STATED GOAL: Quote, with no changes, the lines that run from the top of the material to the line with "(0,0) rectangle (1372,579);", both included.

— START OF SUPPLIED DATA —

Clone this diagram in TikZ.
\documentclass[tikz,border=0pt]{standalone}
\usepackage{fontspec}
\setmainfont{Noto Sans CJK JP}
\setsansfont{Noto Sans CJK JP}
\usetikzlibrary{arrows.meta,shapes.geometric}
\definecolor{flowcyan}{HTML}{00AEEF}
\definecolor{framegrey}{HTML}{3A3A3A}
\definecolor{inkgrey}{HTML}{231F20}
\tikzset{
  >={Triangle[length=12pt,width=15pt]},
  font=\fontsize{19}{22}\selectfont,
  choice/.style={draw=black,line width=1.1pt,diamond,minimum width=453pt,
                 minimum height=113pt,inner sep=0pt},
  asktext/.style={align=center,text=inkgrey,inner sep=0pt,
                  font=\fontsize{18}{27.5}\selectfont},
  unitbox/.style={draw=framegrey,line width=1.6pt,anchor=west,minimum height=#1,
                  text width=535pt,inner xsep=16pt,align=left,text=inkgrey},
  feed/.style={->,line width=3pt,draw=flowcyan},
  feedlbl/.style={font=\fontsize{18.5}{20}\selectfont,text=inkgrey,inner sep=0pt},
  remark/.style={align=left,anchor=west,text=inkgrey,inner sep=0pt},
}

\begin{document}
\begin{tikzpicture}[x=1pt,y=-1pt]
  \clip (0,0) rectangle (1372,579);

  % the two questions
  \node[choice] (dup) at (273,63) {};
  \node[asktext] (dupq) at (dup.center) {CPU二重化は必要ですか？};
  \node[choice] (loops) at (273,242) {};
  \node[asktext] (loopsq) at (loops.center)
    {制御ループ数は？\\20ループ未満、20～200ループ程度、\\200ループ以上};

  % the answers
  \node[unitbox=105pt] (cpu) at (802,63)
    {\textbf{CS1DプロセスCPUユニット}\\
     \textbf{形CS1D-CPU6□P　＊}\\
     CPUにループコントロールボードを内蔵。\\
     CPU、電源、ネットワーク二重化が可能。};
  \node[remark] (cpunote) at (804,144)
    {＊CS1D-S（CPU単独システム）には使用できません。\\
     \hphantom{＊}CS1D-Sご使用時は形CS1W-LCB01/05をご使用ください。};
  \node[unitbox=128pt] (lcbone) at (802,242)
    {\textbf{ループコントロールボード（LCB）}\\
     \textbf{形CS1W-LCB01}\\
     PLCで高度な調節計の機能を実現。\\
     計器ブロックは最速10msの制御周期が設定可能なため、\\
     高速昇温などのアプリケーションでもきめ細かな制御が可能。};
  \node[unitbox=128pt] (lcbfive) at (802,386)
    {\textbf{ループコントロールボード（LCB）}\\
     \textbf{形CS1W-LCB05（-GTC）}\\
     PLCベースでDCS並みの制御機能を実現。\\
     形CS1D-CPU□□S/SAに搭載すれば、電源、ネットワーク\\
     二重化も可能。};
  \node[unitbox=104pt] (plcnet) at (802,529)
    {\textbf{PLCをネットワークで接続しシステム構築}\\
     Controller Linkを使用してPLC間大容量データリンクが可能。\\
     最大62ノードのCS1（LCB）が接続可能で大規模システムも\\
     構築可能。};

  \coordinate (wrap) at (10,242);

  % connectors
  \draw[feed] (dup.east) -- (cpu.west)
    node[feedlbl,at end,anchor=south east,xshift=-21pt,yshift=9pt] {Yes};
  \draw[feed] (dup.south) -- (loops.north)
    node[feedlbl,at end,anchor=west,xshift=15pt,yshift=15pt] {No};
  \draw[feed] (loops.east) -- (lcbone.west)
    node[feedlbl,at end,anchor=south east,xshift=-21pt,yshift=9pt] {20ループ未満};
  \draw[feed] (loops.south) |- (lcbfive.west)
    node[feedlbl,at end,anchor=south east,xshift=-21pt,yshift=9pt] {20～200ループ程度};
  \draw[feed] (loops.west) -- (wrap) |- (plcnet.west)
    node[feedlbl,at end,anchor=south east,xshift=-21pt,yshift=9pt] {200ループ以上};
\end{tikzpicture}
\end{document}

— END OF SUPPLIED DATA —

RESPONSE TO THE TASK:
Clone this diagram in TikZ.
\documentclass[tikz,border=0pt]{standalone}
\usepackage{fontspec}
\setmainfont{Noto Sans CJK JP}
\setsansfont{Noto Sans CJK JP}
\usetikzlibrary{arrows.meta,shapes.geometric}
\definecolor{flowcyan}{HTML}{00AEEF}
\definecolor{framegrey}{HTML}{3A3A3A}
\definecolor{inkgrey}{HTML}{231F20}
\tikzset{
  >={Triangle[length=12pt,width=15pt]},
  font=\fontsize{19}{22}\selectfont,
  choice/.style={draw=black,line width=1.1pt,diamond,minimum width=453pt,
                 minimum height=113pt,inner sep=0pt},
  asktext/.style={align=center,text=inkgrey,inner sep=0pt,
                  font=\fontsize{18}{27.5}\selectfont},
  unitbox/.style={draw=framegrey,line width=1.6pt,anchor=west,minimum height=#1,
                  text width=535pt,inner xsep=16pt,align=left,text=inkgrey},
  feed/.style={->,line width=3pt,draw=flowcyan},
  feedlbl/.style={font=\fontsize{18.5}{20}\selectfont,text=inkgrey,inner sep=0pt},
  remark/.style={align=left,anchor=west,text=inkgrey,inner sep=0pt},
}

\begin{document}
\begin{tikzpicture}[x=1pt,y=-1pt]
  \clip (0,0) rectangle (1372,579);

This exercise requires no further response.